What Happens During a Market Rally?
Market rallies, especially those spurred by significant economic news like the India-U.S. trade deal, create a perfect storm for trading platforms:
- Unprecedented Traffic Spikes: The number of users logging in simultaneously skyrockets.
- High Volume of Orders: The rate of buy/sell orders can increase by orders of magnitude within seconds.
- Intense Data Processing: Real-time price feeds, account balance updates, and order executions put immense strain on the backend infrastructure.
Without rigorous testing that simulates these extreme conditions, it's impossible to know how a system will truly behave. This is where spike testing, stress testing, and endurance testing become invaluable.

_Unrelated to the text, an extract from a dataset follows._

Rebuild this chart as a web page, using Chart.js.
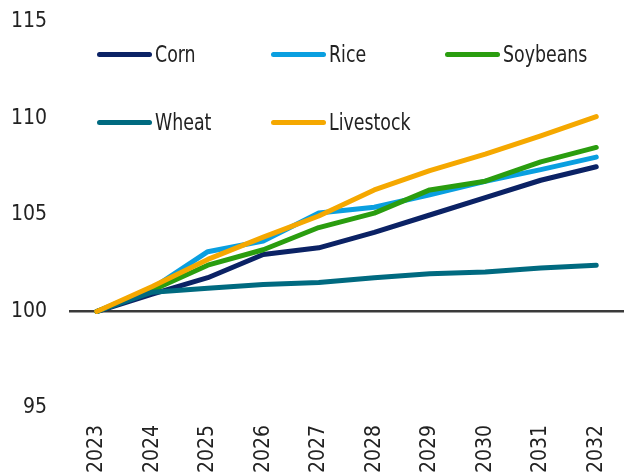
<!DOCTYPE html>
<html>
<head>
<meta charset="utf-8">
<script src="https://cdn.jsdelivr.net/npm/chart.js@4"></script>
<style>
  html, body { margin: 0; padding: 0; background: #fff; }
  #wrap { position: relative; width: 624px; height: 473px; overflow: hidden; }
  canvas { display: block; }
  .lg { position: absolute; display: flex; align-items: center; font-family: "Liberation Sans Narrow", "DejaVu Sans Condensed", "Arial Narrow", sans-serif; font-size: 23px; color: #222; white-space: nowrap; line-height: 1; }
  .lg span.sw { display: inline-block; width: 55px; height: 5px; border-radius: 3px; margin-right: 3px; }
  .lg span.tx { display: inline-block; transform: scaleX(0.84); transform-origin: left center; }
</style>
</head>
<body>
<div id="wrap">
  <canvas id="c" width="624" height="473"></canvas>
</div>
<script>
const years = ["2023","2024","2025","2026","2027","2028","2029","2030","2031","2032"];
const corn      = [100, 100.9, 101.75, 102.95, 103.3, 104.1, 105.0, 105.9, 106.8, 107.5];
const rice      = [100, 101.2, 103.1, 103.65, 105.1, 105.4, 106.05, 106.75, 107.35, 108.0];
const soybeans  = [100, 101.1, 102.4, 103.2, 104.35, 105.1, 106.3, 106.75, 107.75, 108.5];
const wheat     = [100, 101.0, 101.2, 101.4, 101.5, 101.75, 101.95, 102.05, 102.25, 102.4];
const livestock = [100, 101.3, 102.7, 103.85, 104.95, 106.3, 107.3, 108.15, 109.1, 110.1];
const yTicks = [95, 100, 105, 110, 115];

const seriesNames = ["Corn", "Rice", "Soybeans", "Wheat", "Livestock"];
const seriesData = [corn, rice, soybeans, wheat, livestock];
const seriesColors = ["#0b2265", "#0a9fe0", "#2a9d0f", "#006a80", "#f5a800"];

const FONT = "'Liberation Sans Narrow', 'DejaVu Sans Condensed', 'Arial Narrow', sans-serif";

const datasets = seriesNames.map((n, i) => ({
  label: n,
  data: seriesData[i],
  borderColor: seriesColors[i],
  backgroundColor: seriesColors[i],
  borderWidth: 5,
  borderCapStyle: 'round',
  borderJoinStyle: 'round',
  pointRadius: 0,
  tension: 0,
  fill: false,
  order: seriesNames.length - 1 - i
}));

new Chart(document.getElementById('c'), {
  type: 'line',
  data: { labels: years, datasets },
  options: {
    responsive: false,
    animation: false,
    layout: { padding: { top: 22, right: -3, left: 0, bottom: 0 } },
    plugins: { legend: { display: false }, tooltip: { enabled: false } },
    scales: {
      x: {
        offset: true,
        grid: { display: false, drawTicks: false },
        border: { display: false },
        ticks: { color: '#222', font: { family: FONT, size: 21 }, minRotation: 90, maxRotation: 90, padding: 17, autoSkip: false },
        afterFit: s => { s.height = 65; s.paddingLeft = 0; s.paddingRight = 0; }
      },
      y: {
        min: 95, max: 115,
        afterBuildTicks: s => { s.ticks = yTicks.map(v => ({ value: v })); },
        grid: {
          drawTicks: false,
          color: c => (c.tick && c.tick.value === 100) ? '#3a3a3a' : 'rgba(0,0,0,0)',
          lineWidth: 2.5
        },
        border: { display: false },
        ticks: { color: '#222', font: { family: FONT, size: 21 }, padding: 22 },
        afterFit: s => { s.width = 69; s.paddingTop = 0; s.paddingBottom = 0; }
      }
    }
  }
});

// HTML legend built from the series arrays
const legendPos = [[97, 54], [271, 54], [445, 54], [97, 122], [271, 122]];
const wrap = document.getElementById('wrap');
seriesNames.forEach((n, i) => {
  const d = document.createElement('div');
  d.className = 'lg';
  d.style.left = legendPos[i][0] + 'px';
  d.style.top = (legendPos[i][1] - 12) + 'px';
  d.style.height = '24px';
  const sw = document.createElement('span');
  sw.className = 'sw';
  sw.style.background = seriesColors[i];
  d.appendChild(sw);
  const tx = document.createElement('span');
  tx.className = 'tx';
  tx.textContent = n;
  d.appendChild(tx);
  wrap.appendChild(d);
});
</script>
</body>
</html>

Preventing the Next Glitch: A Performance Engineering Approach
How could a similar incident be prevented? The answer lies in a disciplined performance engineering lifecycle:
- Workload Modeling: Don't just test for average daily traffic. Model the "perfect storm" scenario—a market-moving event on a high-volume day. Simulate not just the number of users, but their behavior patterns.
- Bottleneck Identification: Use load testing tools to systematically identify the weakest link in the chain. Is it the database under query pressure? Is the API gateway overwhelmed? Is a third-party service failing to respond?
- Architectural Resilience: Build for failure. Implement circuit breakers, graceful degradation, and intelligent queueing mechanisms. If a non-essential feature is slow, it should not bring down the core trading functionality.
- Continuous Performance Testing: Integrate performance tests into the CI/CD pipeline. Every new feature or code change must be validated against performance benchmarks before it reaches production.
The Zerodha incident is not an isolated event but a lesson for the entire industry. As systems become more complex and markets more volatile, investing in performance engineering is the best insurance against the high cost of downtime.